I know there's a lot of moral compromise and cognitive dissonance in my food choices. I know I'm ignorant of ugly truths about where a lot of my food comes from, and I know there are some I'm actively ignoring. Should my self-challenge to not eat cheap, mass-produced chicken carry over into cheap eggs? I've kind of avoided cheap eggs in the spirit of avoiding cheap chicken, passing up numerous beloved egg salads, the world's most perfect mayonnaise delivery vehicle. But I have not once turned down a chocolate chip cookie, ice cream or, well, mayonnaise on any other kind of sandwich. The Incredible Edible Egg is in everything, because it is kitchen magic. I once thought, with some seriousness, that I was ready to devote the rest of my life to cooking omelets.

But last week, as I looked into the definitions of marketing labels like "free-range" for chicken, I kept running into information on egg labels and what they mean as well. Some of these seem kind of goofy — I mean, how important is it to you that your eggs come from a hen who's had a chance to flirt with a rooster? — but some speak to some seriously unpretty things that go on. Here are some common marketing labels for eggs and what they mean:

Cage-free: The vast majority of industrial eggs are laid by hens in cramped cages, stuffed wing-to-wing so tight they can't walk, spread their wings, or do other chickeny things like lay their eggs in nests.

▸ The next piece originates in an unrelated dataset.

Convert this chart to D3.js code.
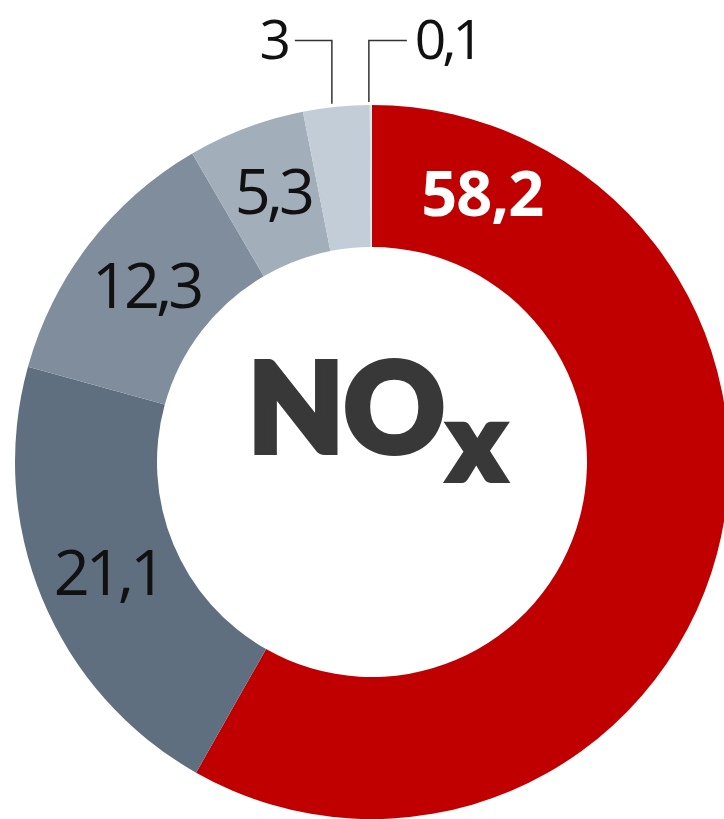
<!DOCTYPE html>
<meta charset="utf-8">
<script src="https://cdn.jsdelivr.net/npm/d3@7"></script>
<style>
body { margin: 0; background: #fff; }
text { font-family: "Open Sans", "Noto Sans", sans-serif; }
.lbl { font-size: 63px; fill: #111; letter-spacing: -4px; }
.leader { fill: none; stroke: #333; stroke-width: 1.5px; }
</style>
<body>
<script>

// shares of NOx emissions, clockwise from 12 o'clock
var values = [58.2, 21.1, 12.3, 5.3, 3, 0.1];
var labels = ["58,2", "21,1", "12,3", "5,3", "3", "0,1"];
var colors = ["#c00000", "#5f6f80", "#808d9c", "#a3aebb", "#c2cdd8", "#dde4eb"];

var width = 724, height = 819;
var cx = 372, cy = 462;
var outerR = 357, innerR = 215, labelR = 289;

var svg = d3.select("body").append("svg")
    .attr("width", width)
    .attr("height", height);

var g = svg.append("g")
    .attr("transform", "translate(" + cx + "," + cy + ")");

var pie = d3.pie().sort(null).value(function(d) { return d; });
var arcs = pie(values);

var arc = d3.arc().innerRadius(innerR).outerRadius(outerR);

g.selectAll("path.slice")
    .data(arcs)
    .enter().append("path")
    .attr("class", "slice")
    .attr("d", arc)
    .style("fill", function(d, i) { return colors[i]; });

function polar(a, r) {
  return [r * Math.sin(a), -r * Math.cos(a)];
}

// labels inside slices (first slice label sits near its start, not centre)
arcs.forEach(function(d, i) {
  if (i > 3) return;
  var a = (d.startAngle + d.endAngle) / 2;
  if (i === 0) a = d.startAngle + 0.38;
  var p = polar(a, labelR);
  g.append("text")
      .attr("class", "lbl")
      .attr("x", p[0] + 3)
      .attr("y", p[1])
      .attr("dy", "0.36em")
      .attr("text-anchor", "middle")
      .style("fill", i === 0 ? "#fff" : "#111")
      .style("font-weight", i === 0 ? 700 : 400)
      .style("letter-spacing", i === 0 ? "-1px" : null)
      .text(labels[i]);
});

// small slices: labels above with elbow leader lines
var topY = 40.5 - cy;
arcs.forEach(function(d, i) {
  if (i < 4) return;
  var a = (d.startAngle + d.endAngle) / 2;
  var p = polar(a, outerR + 3);
  var left = i === 4;
  var x0 = left ? p[0] - 4 : p[0] - 2;
  var x1 = left ? x0 - 37 : x0 + 38;
  g.append("path")
      .attr("class", "leader")
      .attr("d", "M" + x0 + "," + p[1] + "V" + topY + "H" + x1);
  g.append("text")
      .attr("class", "lbl")
      .style("font-size", "55px")
      .attr("x", left ? x1 - 8 : x1 + 8)
      .attr("y", 59 - cy)
      .attr("text-anchor", left ? "end" : "start")
      .text(labels[i]);
});

// centre title
var title = g.append("text")
    .attr("x", -124)
    .attr("y", -10)
    .style("font-family", "Lato, 'DejaVu Sans', sans-serif")
    .style("font-weight", 900)
    .style("fill", "#383838")
    .style("stroke", "#383838")
    .style("stroke-width", 6)
    .style("stroke-linejoin", "miter");
title.append("tspan").style("font-size", "124px").text("NO");
title.append("tspan").style("font-size", "106px").attr("dx", 4).attr("dy", 28).text("x");

</script>
</body>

It's foul enough a practice (that was NOT A PUN) that a Nobel-winning zoologist, Konrad Lorenz, lamented its use as "the worst torture." (The fact that Lorenz was a card-carrying member of the Nazi party in his younger years isn't too thrilling, but still.) Anyway, the Humane Society of the United States, whom I don't agree with on every issue, has focused one of its major campaigns on the promotion of cage-free egg production. Which, frankly, seems smart: it's a step toward a good place, but it's also achievable enough that massive fast food chains like Subway and Burger King can pretty readily commit to a switch without breaking too much of a sweat. No one's a hero, but at this scale, the hundreds of millions of hens' lives can be significantly improved at any given moment.